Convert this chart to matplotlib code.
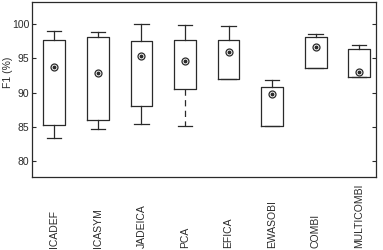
import matplotlib
matplotlib.use("Agg")
import matplotlib.pyplot as plt
import matplotlib.transforms as mtransforms

plt.rcParams['font.family'] = ['Liberation Sans', 'DejaVu Sans']

methods = ["ICADEF", "ICASYM", "JADEICA", "PCA", "EFICA", "EWASOBI", "COMBI", "MULTICOMBI"]
whislo = [83.4, 84.7, 85.4, 85.1, 92.0, 85.1, 93.55, 92.25]
q1 = [85.3, 86.05, 88.0, 90.5, 92.0, 85.1, 93.55, 92.25]
q3 = [97.6, 98.1, 97.5, 97.6, 97.6, 90.8, 98.05, 96.4]
whishi = [99.0, 98.8, 99.95, 99.9, 99.65, 91.85, 98.6, 97.0]
means = [93.7, 92.8, 95.3, 94.6, 95.85, 89.8, 96.6, 93.0]

stats = []
for i in range(len(methods)):
    stats.append({"whislo": whislo[i], "q1": q1[i], "med": q1[i],
                  "q3": q3[i], "whishi": whishi[i], "label": methods[i]})

fig = plt.figure(figsize=(3.83, 2.5), dpi=100)
ax = fig.add_axes([0.0843, 0.292, 0.8974, 0.700])

lc = "#2a2a2a"
pos = list(range(1, len(methods) + 1))
bp = ax.bxp(stats, positions=pos, widths=0.5, capwidths=0.33, showfliers=False,
            boxprops=dict(color=lc, linewidth=0.9),
            whiskerprops=dict(color=lc, linewidth=0.9),
            capprops=dict(color=lc, linewidth=0.9),
            medianprops=dict(linewidth=0))
# PCA lower whisker is dashed
bp['whiskers'][2 * methods.index("PCA")].set_dashes((5, 3.5))

ax.plot(pos, means, linestyle="none", marker="o", markersize=5,
        markerfacecolor="white", markeredgecolor=lc, markeredgewidth=0.9)
ax.plot(pos, means, linestyle="none", marker="o", markersize=1.8,
        markerfacecolor=lc, markeredgecolor=lc)

ax.set_xlim(0.495, 8.386)
ax.set_ylim(77.7, 103.2)
ax.set_yticks([80, 85, 90, 95, 100])
ax.set_xticks([])
ax.tick_params(axis="y", direction="in", right=True, length=3, width=0.8,
               labelsize=7.5, colors=lc, pad=2)
for s in ax.spines.values():
    s.set_color(lc)
    s.set_linewidth(0.9)
ax.set_ylabel("F1 (%)", fontsize=7.5, color=lc)
ax.yaxis.set_label_coords(-0.056, 0.6)

trans = mtransforms.blended_transform_factory(ax.transData, fig.transFigure)
for p, m in zip(pos, methods):
    ax.text(p, 0.008, m, rotation=90, ha="center", va="bottom",
            fontsize=7.5, color=lc, transform=trans)

fig.savefig("out.png", dpi=100)
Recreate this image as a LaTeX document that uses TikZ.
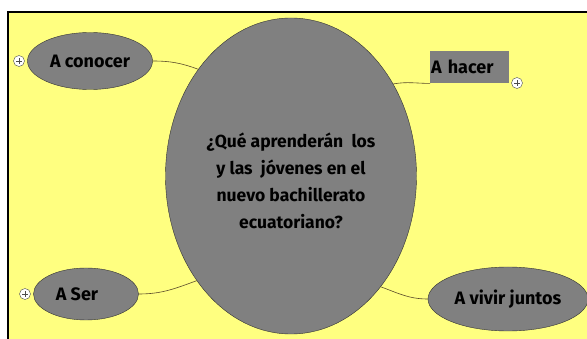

**WHAT IS EXPECTED**
Your answer should be only a number: how many lines of the data above contain the string "this"?

**TASK RESULT**
2